LONDON, Ont. -- Wind turbines are like new neighbours who might drive you to distraction and out of your home because you have no legal way to deal with the situation, a packed Ontario court heard Monday.
In submissions to Divisional Court, a lawyer for four families fighting large-scale wind-energy projects compared the turbines to a neighbour who is constantly noisy and in your face.
"This neighbour never once ruptured your eardrums but that neighbour slowly drives you crazy," Julian Falconer told the court. "These turbines are those nightmare neighbours."
The families are trying to get the court to declare provincial legislation related to the approvals of large-scale wind farms unconstitutional.
In essence, they argue, the legislation makes it impossible to scuttle a project on the basis of potential health impacts.
"The balance has been lost," Falconer told the three-judge panel.
The Drennans, who live near Goderich, Ont., are among the families involved in the first challenge to the Green Energy Act to reach the appellate court level.
They will have 12 turbines of the proposed 140-turbine K2 Wind project put up within two kilometres of their long-held farmstead.
"They will be surrounded," Falconer said. "This represents a significant incursion in their lives."
Falconer, who sought to introduce a new Health Canada study as fresh evidence, said the science on the health impacts of wind turbines is unsettled.
A summary of the study released Nov. 6 turned up no direct link between wind-turbine noise and health effects, such as headaches, high blood pressure and stress.
However, the study did uncover a link between the turbine noise and "high annoyance."

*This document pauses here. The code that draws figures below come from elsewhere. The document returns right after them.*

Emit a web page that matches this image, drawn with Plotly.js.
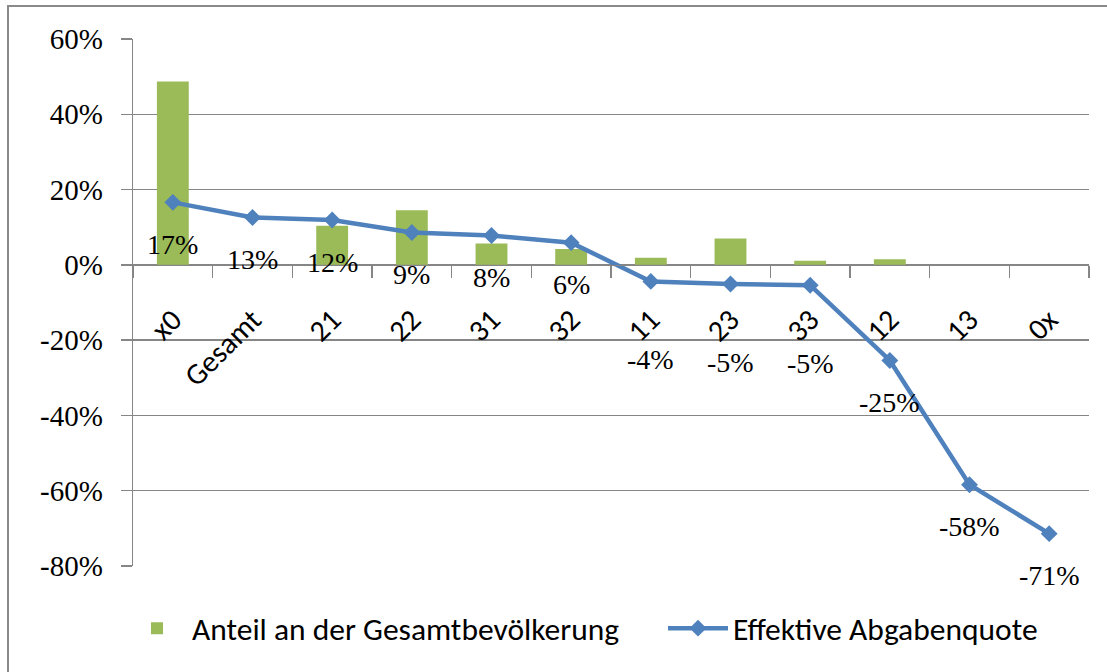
<!DOCTYPE html>
<html>
<head>
<meta charset="utf-8">
<script src="https://cdn.plot.ly/plotly-3.0.1.min.js"></script>
<style>
  html, body { margin: 0; padding: 0; background: #ffffff; overflow: hidden; }
  #frame { position: absolute; left: 7px; top: 5px; width: 1200px; height: 800px;
           border-left: 2px solid #8a8a8a; border-top: 2px solid #8a8a8a; box-sizing: border-box; }
  #chart { position: absolute; left: 0; top: 0; width: 1107px; height: 672px; }
</style>
</head>
<body>
<div id="frame"></div>
<div id="chart"></div>
<script>
// ---- data ----
const categories = ["x0", "Gesamt", "21", "22", "31", "32", "11", "23", "33", "12", "13", "0x"];
const anteilGesamtbevoelkerung = [48.7, 0, 10.4, 14.5, 5.7, 4.2, 1.9, 7.0, 1.1, 1.5, 0, 0];
const effektiveAbgabenquote = [16.6, 12.6, 11.9, 8.6, 7.8, 5.9, -4.4, -5.1, -5.4, -25.4, -58.4, -71.4];
const seriesNames = ["Anteil an der Gesamtbevölkerung", "Effektive Abgabenquote"];
const yTickValues = [-80, -60, -40, -20, 0, 20, 40, 60];

// ---- styles (kept apart from the data) ----
const labelShift = [-42, -42, -42, -42, -42, -42, -78, -78, -78, -42, -42, -42];
const serif = "Liberation Serif, Times New Roman, serif";
const sans = "Carlito, Lato, sans-serif";
const yMin = -80, yMax = 60;

const traces = [
  {
    type: "bar",
    name: seriesNames[0],
    x: categories,
    y: anteilGesamtbevoelkerung,
    marker: { color: "#9BBB59" },
    legendwidth: 466,
    hoverinfo: "skip"
  },
  {
    type: "scatter",
    mode: "lines+markers",
    name: seriesNames[1],
    x: categories,
    y: effektiveAbgabenquote,
    line: { color: "#4F81BD", width: 4.5 },
    marker: { symbol: "diamond", size: 13, color: "#4F81BD" },
    legendwidth: 320,
    hoverinfo: "skip"
  }
];

// category axes accept the category index as position
const annotations = effektiveAbgabenquote.map((v, i) => ({
  x: i,
  y: v,
  xref: "x",
  yref: "y",
  text: Math.round(v) + "%",
  showarrow: false,
  yshift: labelShift[i],
  font: { family: serif, size: 28, color: "#000000" }
}));

const layout = {
  width: 1107,
  height: 672,
  margin: { l: 133, r: 18, t: 39, b: 106 },
  paper_bgcolor: "rgba(0,0,0,0)",
  plot_bgcolor: "rgba(0,0,0,0)",
  bargap: 0.6,
  showlegend: true,
  legend: {
    orientation: "h",
    x: -0.0115,
    xanchor: "left",
    y: -0.118,
    yanchor: "middle",
    font: { family: sans, size: 31.5, color: "#000000" },
    itemwidth: 60,
    traceorder: "normal"
  },
  xaxis: {
    type: "category",
    categoryarray: categories,
    categoryorder: "array",
    range: [-0.5, categories.length - 0.5],
    autorange: false,
    anchor: "free",
    position: (0 - yMin) / (yMax - yMin),
    showline: true,
    linecolor: "#868686",
    linewidth: 1.3,
    ticks: "outside",
    tickson: "boundaries",
    dtick: 1,
    ticklen: 12,
    tickcolor: "#868686",
    tickwidth: 1.3,
    tickangle: -45,
    ticklabelstandoff: 24,
    showgrid: false,
    zeroline: false,
    tickfont: { family: sans, size: 30, color: "#000000" }
  },
  yaxis: {
    range: [yMin, yMax],
    autorange: false,
    tickvals: yTickValues,
    ticktext: yTickValues.map(v => v + "%"),
    showline: true,
    linecolor: "#868686",
    linewidth: 1.3,
    ticks: "outside",
    ticklen: 11,
    tickcolor: "#868686",
    tickwidth: 1.3,
    showgrid: true,
    gridcolor: "#868686",
    gridwidth: 1.3,
    zeroline: false,
    ticklabelstandoff: 12,
    tickfont: { family: serif, size: 29, color: "#000000" }
  },
  annotations: annotations
};

Plotly.newPlot("chart", traces, layout, { staticPlot: true, displayModeBar: false });
</script>
</body>
</html>
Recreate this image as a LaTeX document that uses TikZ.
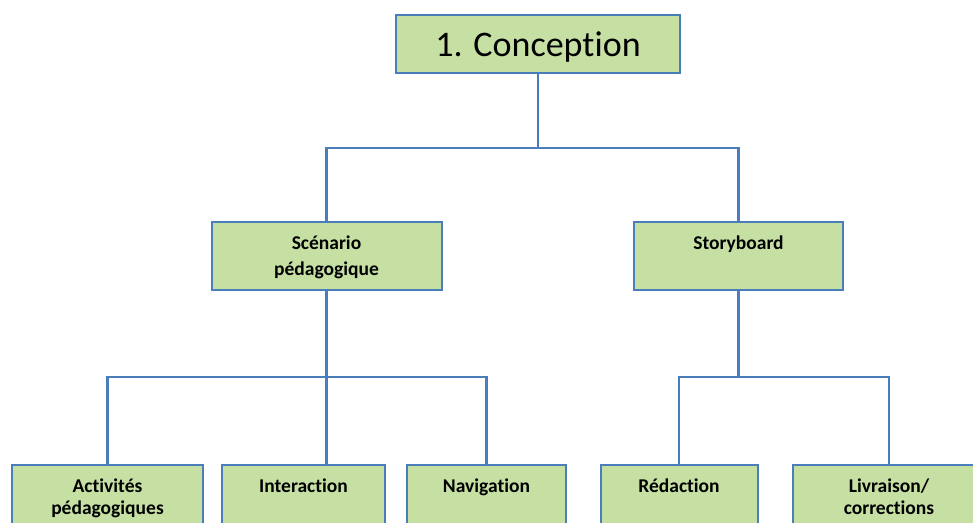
\documentclass[tikz,border=0pt]{standalone}
\usepackage{fontspec}
\setmainfont[Ligatures={NoCommon,NoContextual},RawFeature={-liga;-clig;-calt;-rlig}]{Carlito}
\definecolor{boxfill}{HTML}{C6E0A4}
\definecolor{boxline}{HTML}{4A7EBB}
\begin{document}
\begin{tikzpicture}[x=1pt,y=-1pt,
  box/.style={draw=boxline,fill=boxfill,line width=2pt,rectangle,inner sep=0pt},
  conn/.style={draw=boxline,line width=2.4pt},
  lbl/.style={font=\fontsize{19.5}{22}\selectfont\bfseries,anchor=base,inner sep=0pt},
  big/.style={font=\fontsize{36}{40}\selectfont,anchor=base,inner sep=0pt}]
\useasboundingbox (0,0) rectangle (973,522);
\clip (0,0) rectangle (973,522);
% boxes
\node[box,minimum width=284pt,minimum height=58pt] (top) at (538,44) {};
\node[box,minimum width=230pt,minimum height=68pt] (sc) at (326.5,256) {};
\node[box,minimum width=209pt,minimum height=68pt] (sb) at (738.5,256) {};
\node[box,minimum width=191pt,minimum height=70pt] (act) at (107.5,500) {};
\node[box,minimum width=163pt,minimum height=70pt] (int) at (303.5,500) {};
\node[box,minimum width=159pt,minimum height=70pt] (nav) at (486.5,500) {};
\node[box,minimum width=157pt,minimum height=70pt] (red) at (679,500) {};
\node[box,minimum width=192pt,minimum height=70pt] (liv) at (889,500) {};
% texts
\node[big] (t1) at (538,56) {1. Conception};
\node[lbl] (t2a) at (326.5,249) {Scénario};
\node[lbl] (t2b) at (326.5,275) {pédagogique};
\node[lbl] (t3) at (738.5,249) {Storyboard};
\node[lbl] (t4a) at (107.5,492) {Activités};
\node[lbl] (t4b) at (107.5,514) {pédagogiques};
\node[lbl] (t5) at (303.5,492) {Interaction};
\node[lbl] (t6) at (486.5,492) {Navigation};
\node[lbl] (t7) at (679,492) {Rédaction};
\node[lbl] (t8a) at (889,492) {Livraison/};
\node[lbl] (t8b) at (889,514) {corrections};
% connectors
\coordinate (j1) at (538,148);
\coordinate (j2) at (326.5,377);
\coordinate (j3) at (738.5,377);
\draw[conn] (top.south) -- (j1);
\draw[conn] (sc.north) |- (j1) -| (sb.north);
\draw[conn] (sc.south) -- (sc.south |- int.north);
\draw[conn] (act.north) |- (j2) -| (nav.north);
\draw[conn] (sb.south) -- (j3);
\draw[conn] (red.north) |- (j3) -| (liv.north);
\end{tikzpicture}
\end{document}
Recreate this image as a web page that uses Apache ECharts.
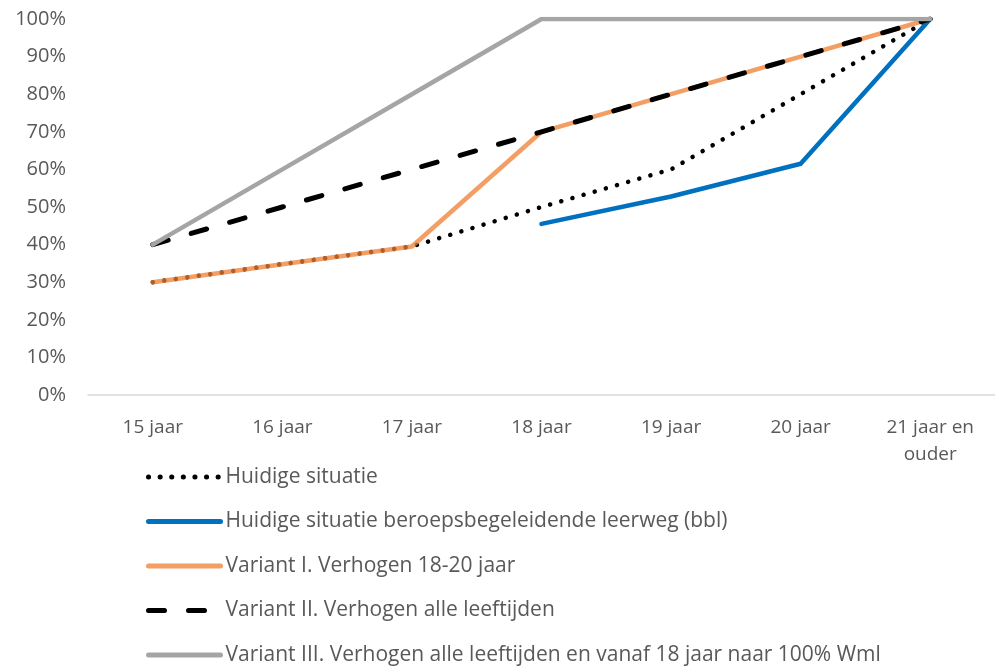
<!DOCTYPE html>
<html><head><meta charset="utf-8">
<script src="https://cdn.jsdelivr.net/npm/echarts@6/dist/echarts.min.js"></script>
<style>html,body{margin:0;padding:0;background:#fff}#c{width:995px;height:670px}</style>
</head><body><div id="c"></div>
<script>
var categories = ['15 jaar','16 jaar','17 jaar','18 jaar','19 jaar','20 jaar','21 jaar en ouder'];
var yTicks = [0,10,20,30,40,50,60,70,80,90,100];
var huidige = [30, 34.8, 39.5, 50, 60, 80, 100];
var bbl = [null, null, null, 45.5, 52.8, 61.5, 100];
var variant1 = [30, 34.8, 39.5, 70, 80, 90, 100];
var variant2 = [40, 50, 60, 70, 80, 90, 100];
var variant3 = [40, 60, 80, 100, 100, 100, 100];
var names = ['Huidige situatie','Huidige situatie beroepsbegeleidende leerweg (bbl)','Variant I. Verhogen 18-20 jaar','Variant II. Verhogen alle leeftijden','Variant III. Verhogen alle leeftijden en vanaf 18 jaar naar 100% Wml'];

var font = 'Open Sans';
var chart = echarts.init(document.getElementById('c'));
function ser(name, data, color, width, type, z, opacity){
  return {name:name, type:'line', data:data, symbol:'none', showSymbol:false, z:z, connectNulls:false,
    lineStyle:{color:color, width:width, type:type, cap:'round', join:'round', opacity:opacity||1},
    itemStyle:{color:color}};
}
chart.setOption({
  animation:false,
  textStyle:{fontFamily:font},
  grid:{left:88, right:0, top:19, bottom:275, containLabel:false},
  xAxis:{type:'category', data:categories, boundaryGap:true,
    axisLine:{lineStyle:{color:'#d9d9d9', width:1.5}}, axisTick:{show:false},
    axisLabel:{color:'#595959', fontSize:19, fontFamily:font, margin:19, lineHeight:27, interval:0,
      formatter:function(v){return v.replace(' en ', ' en\n');}}},
  yAxis:{type:'value', min:yTicks[0], max:yTicks[yTicks.length-1], interval:10,
    axisLine:{show:false}, axisTick:{show:false}, splitLine:{show:false},
    axisLabel:{color:'#595959', fontSize:20, fontFamily:font, margin:22, formatter:'{value}%'}},
  legend:{orient:'vertical', left:146, top:465, padding:0, itemWidth:72, itemHeight:14, itemGap:20.5,
    itemStyle:{opacity:0, borderWidth:0},
    lineStyle:{width:5, cap:'round'},
    textStyle:{color:'#595959', fontSize:21, fontFamily:font, lineHeight:24},
    data:names},
  series:[
    ser(names[0], huidige, '#000000', 4.5, [0.1, 11.5], 1),
    ser(names[1], bbl, '#0070C0', 4.5, 'solid', 2),
    ser(names[2], variant1, '#ED7D31', 4.5, 'solid', 3, 0.75),
    ser(names[3], variant2, '#000000', 5, [16, 24], 4),
    ser(names[4], variant3, '#A5A5A5', 4.5, 'solid', 5)
  ]
});
</script></body></html>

"The findings support a potential link between long-term high annoyance and health," the summary states.
"We did find that people who were highly annoyed were more likely to report other health effects."
Falconer told the court that people have consistently reported being driven from their homes by turbines.
At the same time, he said, provincial legislation makes it impossible to argue the turbines might harm them.
"There exists real fear and real apprehension, not on the part of the thin-skinned, but on the part of reasonable people," Falconer said.
"They must prove that it will harm them. That's unconstitutionally unsound."
The court, he said, should alter the "rigged" legislation to force authorities to consider a "reasonable prospect of harm" when approving a project.
Associate Chief Justice Frank Marrocco, one of the three appellate judges hearing the case, admonished the courtroom crowd for applauding some of the submissions.
Earlier in the day, a lawyer for a coalition of 14 community groups said the right of citizens to fight turbines on the basis of health impacts is illusory.
In his submission, Richard Macklin noted the province's Environmental Review Tribunal has heard 20 health-based challenges to wind farm projects.
"They have all been unsuccessful," Macklin said. "We see that as a cumulative charter violation."
In addition, Lambton county sought to intervene in the challenge on the grounds the provincial legislation has usurped the right of municipalities to proactively regulate against potential harm to residents.
The judges said they will decide at a later point whether to allow the interventions and admit the fresh evidence.